Ohio’s long-standing reputation as a swing state has brought more than 60 visits to the Buckeye State this year by Democratic and Republican presidential campaigns.
Former Massachusetts Gov. Mitt Romney and President Barack Obama are now locked in a heavily fought battle for Ohio, and both candidates continue to flood the airwaves with advertisements and make campaign stops on a near-weekly basis.
At stake in Ohio during the Nov. 6 presidential election are 18 Electoral College votes. A candidate needs at least 270 to win.
Most polls continue to show Obama just slightly ahead in Ohio, with results typically within the margin of error.
Justin Buchler, an associate professor of political science at Case Western Reserve University in Cleveland, said only a few states such as Ohio remain competitive because most voters tend to vote based on their political party affiliation.
States such as California and Texas tend to heavily vote Democratic and Republican, respectively, so the candidates won’t spend many resources there and instead concentrate on places up for grabs, like Ohio, Florida, Colorado, Iowa, Nevada, Virginia and Wisconsin, he said.
Buchler explained that’s why Ohio has received so much attention during this election and why it is so critical to both campaigns.
“Ohio has a relatively even balance between Democrats and Republicans and is one of the larger states that has that even balance, which means A, it is a swing state and B, it’s one of the more important swing states,” Buchler said.
In fact, no Republican has ever won the presidency without winning Ohio. President John F. Kennedy in 1960 was the last Democrat to win without carrying Ohio.
“We can construct plausible scenarios where Obama wins if he doesn’t win Ohio,” Buchler said. “It’s hard to construct a plausible scenario if Romney doesn’t win Ohio.”
Voters who tend not to cast a ballot based on their party affiliation usually make their decision based on their perception of the economy’s direction, with unemployment rates a less important factor than what most people think, Buchler said.
“Better predictors are growth in the economy measured in (Gross Domestic Product) and inflation-adjusted disposable income,” he said. “Those are the data most likely to swing the election.”
Matthew Battiato is director of the Lake County Job and Family Services Department. Lake County is the 11th largest in Ohio and is located about 20 miles east of Cleveland along Lake Erie.
Battiato, said that from 2009 through 2011, the agency had about 500 people per week visit for employment related services.
This year, the average has dropped down to about 400 a week, he said.
“To me, that’s an indication that the economy is getting better,” Battiato said. “Employers are hiring again, not at the level we had hoped at this point, but a decrease in people asking for employment and training issues.”
The hiring trend in Northeast Ohio is in the manufacturing and health care sectors, he said.
Small-business activity also appears on the increase in Ohio and in Northeast Ohio specifically, said Martin Gareau, director of public finance for the Lake County Port Authority.

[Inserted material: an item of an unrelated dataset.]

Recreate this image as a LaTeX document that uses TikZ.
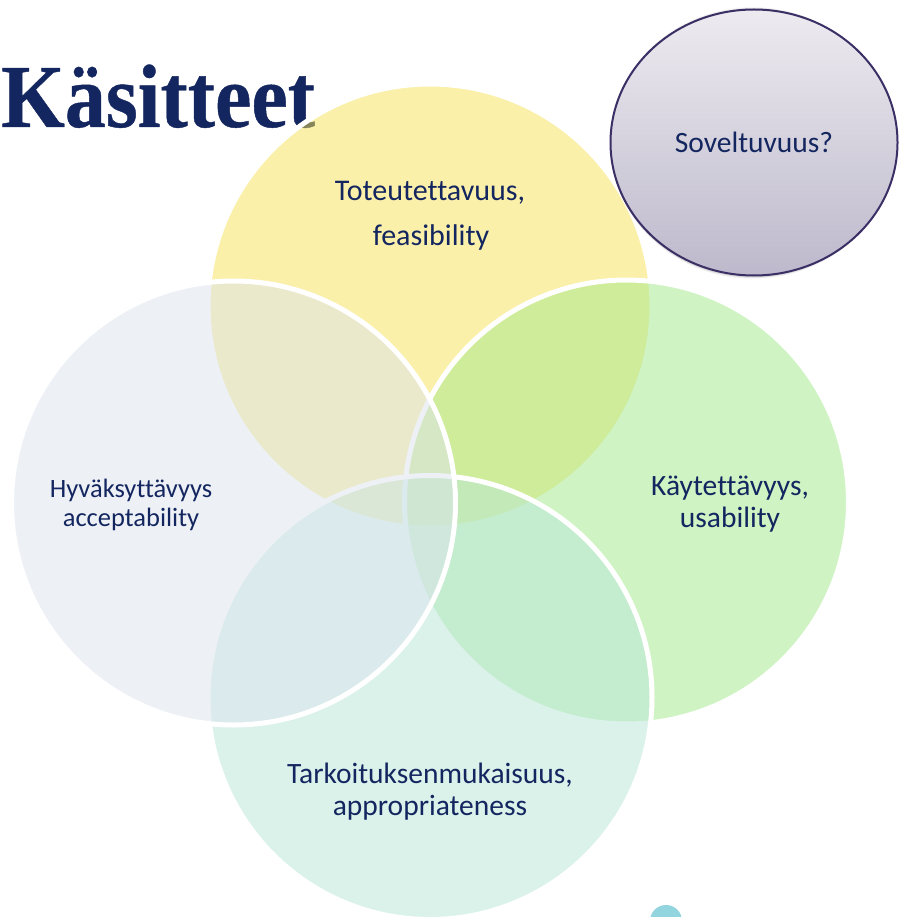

Many businesses continue to wait to expand or begin new projects because they sense economic uncertainty, he said.
However, Gareau has seen a rise in the number of businesses inquiring about and eventually securing public financing through federal loan programs administered by the Port Authority, such as the U.S. Small Business Administration’s 504 Loan Program and through a county Revolving Loan Fund started recently by county commissioners.
Both programs come with benchmarks to create jobs based on the loan amounts and that helps benefit the local economy, he said.
“Last year, we did over $6 million in SBA loans and that resulted in about 117 jobs created in the county,” Gareau said. “It’s about job creation. We’re spurring investment — when there are jobs, there are payroll and taxes.”
The economy and the nation’s deficit are important issues for many Lake County, Ohio voters like Willoughby Hills resident Donald Pistoor, who said he won’t be voting for Obama.
“We’re going to go over a fiscal cliff if we don’t rein in the deficit spending,” he said.
Lindsey Mineff lives in Rocky River, a west side suburb of Cleveland, and she is concerned about women’s rights.
“I am a woman and I want them, I think Obama wants me to continue them and Romney does not,” she said. “Romney wants to get rid of Planned Parenthood, which I completely disagree with because it goes just beyond abortions, it’s breast exams and pap smears that are going to go away and we need those.”
Some Lake County voters remain undecided, like Mentor resident Barry McBride, who isn’t sure if he will vote for Obama or Romney.
“I think the most important issue to me is the growing divide between the very, very rich and everybody else,” McBride said. “I don’t see either candidate at this point doing very much about that.”